Shine 2009 – Our Nation Album Review (Cascine / Modular)

Shine 2009′s sophomore LP, Our Nation, is hard to pin down. Through sampling, instrumentation, and lyrics, Mikko Pykäri and Sami Suova, the Finnish duo behind the album, manage to simultaneously evoke spacey lightness and earthly percussiveness, welcomed nostalgia and contemporary immediacy. The effect is strange but infectious. While assimilating us, for example, to the band’s stylistic combination of R&B backing vocals and psych synths is no small feat, Our Nation‘s lyrics and overall cohesiveness may offer something even more lasting.

Shine 2009 - Our Nation Album Review

Shine 2009
Our Nation
Cascine / Modular Recordings (2013)

Shine 2009’s sophomore LP, Our Nation, is hard to pin down. Through sampling, instrumentation, and lyrics, Mikko Pykäri and Sami Suova, the Finnish duo behind the album, manage to simultaneously evoke spacey lightness and earthly percussiveness, welcomed nostalgia and contemporary immediacy. The effect is strange but infectious. While assimilating us, for example, to the band’s stylistic combination of R&B backing vocals and psych synths is no small feat, Our Nation‘s lyrics and overall cohesiveness may offer something even more lasting.

Our Nation‘s opening track, “Eurozone”, features a pattern of instrumentation that continues throughout the album and contributes largely to its unique character. Echoey bells start off the track, to be joined by ambient, voluminous synth lines. This fluid psychedelic film — made up of atmospheric vocals, sitars, and more on succeeding tracks — persists over the rest of the album and hollows out a cavernous place for the LP’s more urban, contemporary, and electronic sounds to inhabit. The range of these more grounded instrumental parts is wide and spans several decades of genres and styles, including everything from clubby beats and early hip hop-loops to indie bass sections and retro pop chord progressions. But always it’s the strange contrast of these sound types that is most interesting—the embedding of an R&B vocal loop, running indie bass line, or ’70s-style glockenspiel part within the album’s atmospheric frame.

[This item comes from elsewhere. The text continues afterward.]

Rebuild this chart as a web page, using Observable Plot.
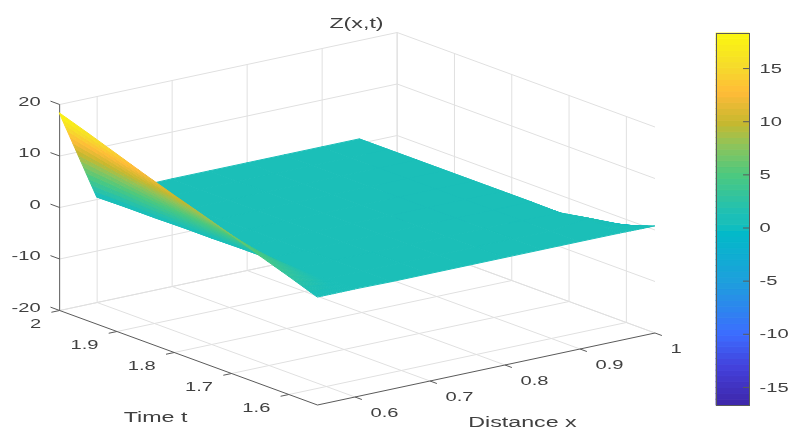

Pykäri and Suova’s cycling and re-cycling of these musical “flavors” is complex and smartly-achieved, creating an assemblage of sounds that, genre-wise and much like the album’s artwork, is difficult to parse but strangely cohesive amidst its eclecticism. After “Eurozone” establishes the album’s unique sonic position between space and street, Our Nation‘s musical combinations become decreasingly disorienting and increasingly infectious. You come to expect the unexpected, as the intro of each subsequent song reaches your ears in a manner distinctly different from its predecessor. The tinny percussion, breathy backing vocals, and hip in-transit vibe of “No Thanks” give way to the upbeat guitar strumming and R&B loops of “Good Times.” “Love, Love, Love” offers the album’s most anomalous atmosphere– the folky feeling of open plains, as if visited in memory — as well as its musical turning point. And “Running Around”‘s confident lyrics stand out against the track’s stripped down, pulsating form, before the growing synths, psychedelic sitars, and choir-like backing vocals of “Me & U” and “Our Nation” bring the album to a close.

It’s easy enough to collect sounds, but it’s harder to collect them with a purpose. It’s easy enough to do something seemingly bizarre, genre-wise, and to call it experimental, but it’s harder to experiment because you have something to say. Suova’s vocals are clear, casual, and unassuming. From “No Thanks” to “Love, Love, Love” to “Running Around”, the album’s lyrics oscillate between a sense of detachment and confidence. While the album’s instrumentation is eclectic, its sentiment is surprisingly grounded. Our Nation could be written off as simply fun or strange, but it has something significant to offer: a simple, personal story and — depending on your mood — maybe even enlightenment.